The task: Images should be left out, and everything else in the listing reproduced exactly.

Supplied data:
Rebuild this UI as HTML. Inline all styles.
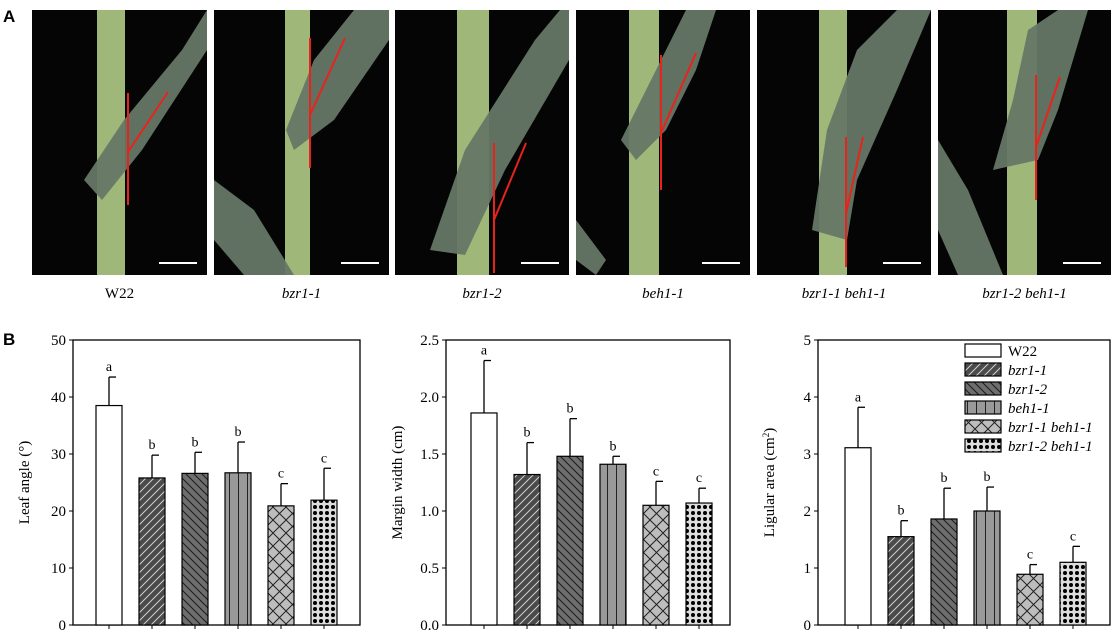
<!DOCTYPE html>
<html><head><meta charset="utf-8"><style>
html,body{margin:0;padding:0;background:#fff;width:1117px;height:637px;overflow:hidden}
svg text{font-family:"Liberation Serif",serif}
</style></head><body>
<svg id="fig" width="1117" height="637" viewBox="0 0 1117 637" xmlns="http://www.w3.org/2000/svg">
<defs>
<pattern id="p1" width="8" height="8" patternUnits="userSpaceOnUse"><rect width="8" height="8" fill="#4a4a4a"/><path d="M-2,10 L10,-2 M-2,2 L2,-2 M6,10 L10,6" stroke="#d0d0d0" stroke-width="1"/></pattern>
<pattern id="p2" width="8" height="8" patternUnits="userSpaceOnUse"><rect width="8" height="8" fill="#6e6e6e"/><path d="M-2,-2 L10,10 M6,-2 L10,2 M-2,6 L2,10" stroke="#1a1a1a" stroke-width="1"/></pattern>
<pattern id="p3" width="9" height="8" patternUnits="userSpaceOnUse"><rect width="9" height="8" fill="#999"/><path d="M4.5,0 L4.5,8" stroke="#222" stroke-width="1"/></pattern>
<pattern id="p4" width="13" height="13" patternUnits="userSpaceOnUse"><rect width="13" height="13" fill="#bdbdbd"/><path d="M0,0 L13,13 M13,0 L0,13" stroke="#222" stroke-width="1"/></pattern>
<pattern id="p5" width="6" height="6" patternUnits="userSpaceOnUse"><rect width="6" height="6" fill="#ddd"/><circle cx="3" cy="3" r="2" fill="#000"/></pattern>
</defs>
<text x="3" y="22" font-weight="bold" font-size="17" style="font-family:'Liberation Sans',sans-serif">A</text>
<text x="3" y="345" font-weight="bold" font-size="17" style="font-family:'Liberation Sans',sans-serif">B</text>
<g id="photos"></g>
<g id="charts"></g>
</svg>
<script>
const NS="http://www.w3.org/2000/svg";
const genotypes=["W22","bzr1-1","bzr1-2","beh1-1","bzr1-1 beh1-1","bzr1-2 beh1-1"];
const fills=["#fff","url(#p1)","url(#p2)","url(#p3)","url(#p4)","url(#p5)"];
const leafAngle=[38.5,25.8,26.6,26.7,20.9,21.9];
const leafAngleErr=[5.0,4.0,3.7,5.4,3.9,5.6];
const marginWidth=[1.86,1.32,1.48,1.41,1.05,1.07];
const marginWidthErr=[0.46,0.28,0.33,0.07,0.21,0.13];
const ligArea=[3.11,1.55,1.86,2.0,0.89,1.10];
const ligAreaErr=[0.71,0.28,0.54,0.42,0.17,0.28];
const letters=["a","b","b","b","c","c"];
const ticks1=["0","10","20","30","40","50"];
const ticks2=["0.0","0.5","1.0","1.5","2.0","2.5"];
const ticks3=["0","1","2","3","4","5"];
function el(t,a,p){const e=document.createElementNS(NS,t);for(const k in a)e.setAttribute(k,a[k]);p.appendChild(e);return e;}
const photoX=[32,214,395,576,757,938];
const photoW=[175,175,174,174,174,173];
const stem=[[65,93],[71,96],[62,94],[53,83],[62,90],[69,99]];
const red=[[96,83,195,142,136,82],[96,28,158,105,131,28],[99,133,263,210,131,133],[85,45,180,123,120,43],[89,127,257,203,106,127],[98,65,190,137,122,67]];
const leaves=[
 "M52,170 L92,110 L150,40 L175,0 L175,40 L110,140 L70,190 Z",
 "M72,120 L100,50 L140,0 L175,0 L175,30 L120,110 L80,140 Z M0,170 L40,200 L80,265 L30,265 L0,230 Z",
 "M35,240 L70,140 L140,30 L165,0 L174,0 L174,50 L110,160 L70,245 Z",
 "M45,130 L70,80 L110,0 L140,0 L120,60 L90,120 L60,150 Z M0,210 L30,250 L20,265 L0,250 Z",
 "M55,220 L70,120 L100,40 L140,0 L174,0 L140,80 L100,170 L90,230 Z",
 "M55,160 L75,90 L90,20 L120,0 L150,0 L120,100 L100,150 Z M0,130 L30,180 L65,265 L20,265 L0,220 Z"
];
const photos=document.getElementById('photos');
for(let i=0;i<6;i++){
 const g=el('g',{transform:`translate(${photoX[i]},10)`},photos);
 
 
 el('rect',{x:0,y:0,width:photoW[i],height:265,fill:'#050505'},g);
 el('rect',{x:stem[i][0],y:0,width:stem[i][1]-stem[i][0],height:265,fill:'#9fb779'},g);
 el('path',{d:leaves[i],fill:'#667766',opacity:0.95},g);
 const r=red[i];
 el('line',{x1:r[0],y1:r[1],x2:r[0],y2:r[2],stroke:'#e8231c','stroke-width':2},g);
 el('line',{x1:r[0],y1:r[3],x2:r[4],y2:r[5],stroke:'#e8231c','stroke-width':2},g);
 el('line',{x1:photoW[i]-48,y1:253,x2:photoW[i]-10,y2:253,stroke:'#fff','stroke-width':2},g);
 const t=el('text',{x:photoX[i]+photoW[i]/2,y:298,'text-anchor':'middle','font-size':'15','font-style':i?'italic':'normal'},photos);
 t.textContent=genotypes[i];
 
 
}
const charts=document.getElementById('charts');
function chart(x0,x1,max,vals,errs,ticks,title,name,off){
 const y0=625,yt=340;
 const g=el('g',{},charts);
 
 
 const ys=v=>y0-(v/max)*(y0-yt);
 el('rect',{x:x0,y:yt,width:x1-x0,height:y0-yt,fill:'none',stroke:'#000','stroke-width':1.3},g);
 ticks.forEach((tk,i)=>{const v=max*i/(ticks.length-1);const y=ys(v);
  el('line',{x1:x0-4,y1:y,x2:x0,y2:y,stroke:'#000'},g);
  const t=el('text',{x:x0-7,y:y+5,'text-anchor':'end','font-size':'15'},g);t.textContent=tk;
  
  });
 const ty=el('text',{transform:`translate(${x0-44},${(y0+yt)/2}) rotate(-90)`,'text-anchor':'middle','font-size':'15'},g);
 ty.innerHTML=title;
 
 
 vals.forEach((v,i)=>{const cx=x0+off+43*i;
  el('line',{x1:cx,y1:y0,x2:cx,y2:y0+4,stroke:'#000'},g);
  const top=ys(v+errs[i]);
  el('line',{x1:cx,y1:ys(v),x2:cx,y2:top,stroke:'#000','stroke-width':1.3},g);
  el('line',{x1:cx,y1:top,x2:cx+7,y2:top,stroke:'#000','stroke-width':1.3},g);
  const b=el('rect',{x:cx-13,y:ys(v),width:26,height:y0-ys(v),fill:fills[i],stroke:'#000','stroke-width':1.2},g);
  
  
  const t=el('text',{x:cx,y:top-6,'text-anchor':'middle','font-size':'14'},g);t.textContent=letters[i];
  
  });
}
chart(73,360,50,leafAngle,leafAngleErr,ticks1,"Leaf angle (°)","leaf-angle-chart",36);
chart(446,730,2.5,marginWidth,marginWidthErr,ticks2,"Margin width (cm)","margin-width-chart",38);
chart(818,1110,5,ligArea,ligAreaErr,ticks3,'Ligular area (cm<tspan baseline-shift="super" font-size="9">2</tspan>)',"ligular-area-chart",40);
const lg=el('g',{},charts);


genotypes.forEach((gn,i)=>{const y=344+19*i;
 el('rect',{x:965,y:y,width:36,height:13,fill:fills[i],stroke:'#000','stroke-width':1.2},lg);
 const t=el('text',{x:1008,y:y+12,'font-size':'15','font-style':i?'italic':'normal'},lg);t.textContent=gn;
 
 });
</script>
</body></html>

Correct response:
Rebuild this UI as HTML. Inline all styles.
<!DOCTYPE html>
<html><head><meta charset="utf-8"><style>
html,body{margin:0;padding:0;background:#fff;width:1117px;height:637px;overflow:hidden}
svg text{font-family:"Liberation Serif",serif}
</style></head><body>
<svg id="fig" width="1117" height="637" viewBox="0 0 1117 637" xmlns="http://www.w3.org/2000/svg">
<defs>
<pattern id="p1" width="8" height="8" patternUnits="userSpaceOnUse"><rect width="8" height="8" fill="#4a4a4a"/><path d="M-2,10 L10,-2 M-2,2 L2,-2 M6,10 L10,6" stroke="#d0d0d0" stroke-width="1"/></pattern>
<pattern id="p2" width="8" height="8" patternUnits="userSpaceOnUse"><rect width="8" height="8" fill="#6e6e6e"/><path d="M-2,-2 L10,10 M6,-2 L10,2 M-2,6 L2,10" stroke="#1a1a1a" stroke-width="1"/></pattern>
<pattern id="p3" width="9" height="8" patternUnits="userSpaceOnUse"><rect width="9" height="8" fill="#999"/><path d="M4.5,0 L4.5,8" stroke="#222" stroke-width="1"/></pattern>
<pattern id="p4" width="13" height="13" patternUnits="userSpaceOnUse"><rect width="13" height="13" fill="#bdbdbd"/><path d="M0,0 L13,13 M13,0 L0,13" stroke="#222" stroke-width="1"/></pattern>
<pattern id="p5" width="6" height="6" patternUnits="userSpaceOnUse"><rect width="6" height="6" fill="#ddd"/><circle cx="3" cy="3" r="2" fill="#000"/></pattern>
</defs>
<text x="3" y="22" font-weight="bold" font-size="17" style="font-family:'Liberation Sans',sans-serif">A</text>
<text x="3" y="345" font-weight="bold" font-size="17" style="font-family:'Liberation Sans',sans-serif">B</text>
<g id="photos"></g>
<g id="charts"></g>
</svg>
<script>
const NS="http://www.w3.org/2000/svg";
const genotypes=["W22","bzr1-1","bzr1-2","beh1-1","bzr1-1 beh1-1","bzr1-2 beh1-1"];
const fills=["#fff","url(#p1)","url(#p2)","url(#p3)","url(#p4)","url(#p5)"];
const leafAngle=[38.5,25.8,26.6,26.7,20.9,21.9];
const leafAngleErr=[5.0,4.0,3.7,5.4,3.9,5.6];
const marginWidth=[1.86,1.32,1.48,1.41,1.05,1.07];
const marginWidthErr=[0.46,0.28,0.33,0.07,0.21,0.13];
const ligArea=[3.11,1.55,1.86,2.0,0.89,1.10];
const ligAreaErr=[0.71,0.28,0.54,0.42,0.17,0.28];
const letters=["a","b","b","b","c","c"];
const ticks1=["0","10","20","30","40","50"];
const ticks2=["0.0","0.5","1.0","1.5","2.0","2.5"];
const ticks3=["0","1","2","3","4","5"];
function el(t,a,p){const e=document.createElementNS(NS,t);for(const k in a)e.setAttribute(k,a[k]);p.appendChild(e);return e;}
const photoX=[32,214,395,576,757,938];
const photoW=[175,175,174,174,174,173];
const stem=[[65,93],[71,96],[62,94],[53,83],[62,90],[69,99]];
const red=[[96,83,195,142,136,82],[96,28,158,105,131,28],[99,133,263,210,131,133],[85,45,180,123,120,43],[89,127,257,203,106,127],[98,65,190,137,122,67]];
const leaves=[
 "M52,170 L92,110 L150,40 L175,0 L175,40 L110,140 L70,190 Z",
 "M72,120 L100,50 L140,0 L175,0 L175,30 L120,110 L80,140 Z M0,170 L40,200 L80,265 L30,265 L0,230 Z",
 "M35,240 L70,140 L140,30 L165,0 L174,0 L174,50 L110,160 L70,245 Z",
 "M45,130 L70,80 L110,0 L140,0 L120,60 L90,120 L60,150 Z M0,210 L30,250 L20,265 L0,250 Z",
 "M55,220 L70,120 L100,40 L140,0 L174,0 L140,80 L100,170 L90,230 Z",
 "M55,160 L75,90 L90,20 L120,0 L150,0 L120,100 L100,150 Z M0,130 L30,180 L65,265 L20,265 L0,220 Z"
];
const photos=document.getElementById('photos');
for(let i=0;i<6;i++){
 const g=el('g',{transform:`translate(${photoX[i]},10)`},photos);
 
 
 el('rect',{x:0,y:0,width:photoW[i],height:265,fill:'#050505'},g);
 el('rect',{x:stem[i][0],y:0,width:stem[i][1]-stem[i][0],height:265,fill:'#9fb779'},g);
 el('path',{d:leaves[i],fill:'#667766',opacity:0.95},g);
 const r=red[i];
 el('line',{x1:r[0],y1:r[1],x2:r[0],y2:r[2],stroke:'#e8231c','stroke-width':2},g);
 el('line',{x1:r[0],y1:r[3],x2:r[4],y2:r[5],stroke:'#e8231c','stroke-width':2},g);
 el('line',{x1:photoW[i]-48,y1:253,x2:photoW[i]-10,y2:253,stroke:'#fff','stroke-width':2},g);
 const t=el('text',{x:photoX[i]+photoW[i]/2,y:298,'text-anchor':'middle','font-size':'15','font-style':i?'italic':'normal'},photos);
 t.textContent=genotypes[i];
 
 
}
const charts=document.getElementById('charts');
function chart(x0,x1,max,vals,errs,ticks,title,name,off){
 const y0=625,yt=340;
 const g=el('g',{},charts);
 
 
 const ys=v=>y0-(v/max)*(y0-yt);
 el('rect',{x:x0,y:yt,width:x1-x0,height:y0-yt,fill:'none',stroke:'#000','stroke-width':1.3},g);
 ticks.forEach((tk,i)=>{const v=max*i/(ticks.length-1);const y=ys(v);
  el('line',{x1:x0-4,y1:y,x2:x0,y2:y,stroke:'#000'},g);
  const t=el('text',{x:x0-7,y:y+5,'text-anchor':'end','font-size':'15'},g);t.textContent=tk;
  
  });
 const ty=el('text',{transform:`translate(${x0-44},${(y0+yt)/2}) rotate(-90)`,'text-anchor':'middle','font-size':'15'},g);
 ty.innerHTML=title;
 
 
 vals.forEach((v,i)=>{const cx=x0+off+43*i;
  el('line',{x1:cx,y1:y0,x2:cx,y2:y0+4,stroke:'#000'},g);
  const top=ys(v+errs[i]);
  el('line',{x1:cx,y1:ys(v),x2:cx,y2:top,stroke:'#000','stroke-width':1.3},g);
  el('line',{x1:cx,y1:top,x2:cx+7,y2:top,stroke:'#000','stroke-width':1.3},g);
  const b=el('rect',{x:cx-13,y:ys(v),width:26,height:y0-ys(v),fill:fills[i],stroke:'#000','stroke-width':1.2},g);
  
  
  const t=el('text',{x:cx,y:top-6,'text-anchor':'middle','font-size':'14'},g);t.textContent=letters[i];
  
  });
}
chart(73,360,50,leafAngle,leafAngleErr,ticks1,"Leaf angle (°)","leaf-angle-chart",36);
chart(446,730,2.5,marginWidth,marginWidthErr,ticks2,"Margin width (cm)","margin-width-chart",38);
chart(818,1110,5,ligArea,ligAreaErr,ticks3,'Ligular area (cm<tspan baseline-shift="super" font-size="9">2</tspan>)',"ligular-area-chart",40);
const lg=el('g',{},charts);


genotypes.forEach((gn,i)=>{const y=344+19*i;
 el('rect',{x:965,y:y,width:36,height:13,fill:fills[i],stroke:'#000','stroke-width':1.2},lg);
 const t=el('text',{x:1008,y:y+12,'font-size':'15','font-style':i?'italic':'normal'},lg);t.textContent=gn;
 
 });
</script>
</body></html>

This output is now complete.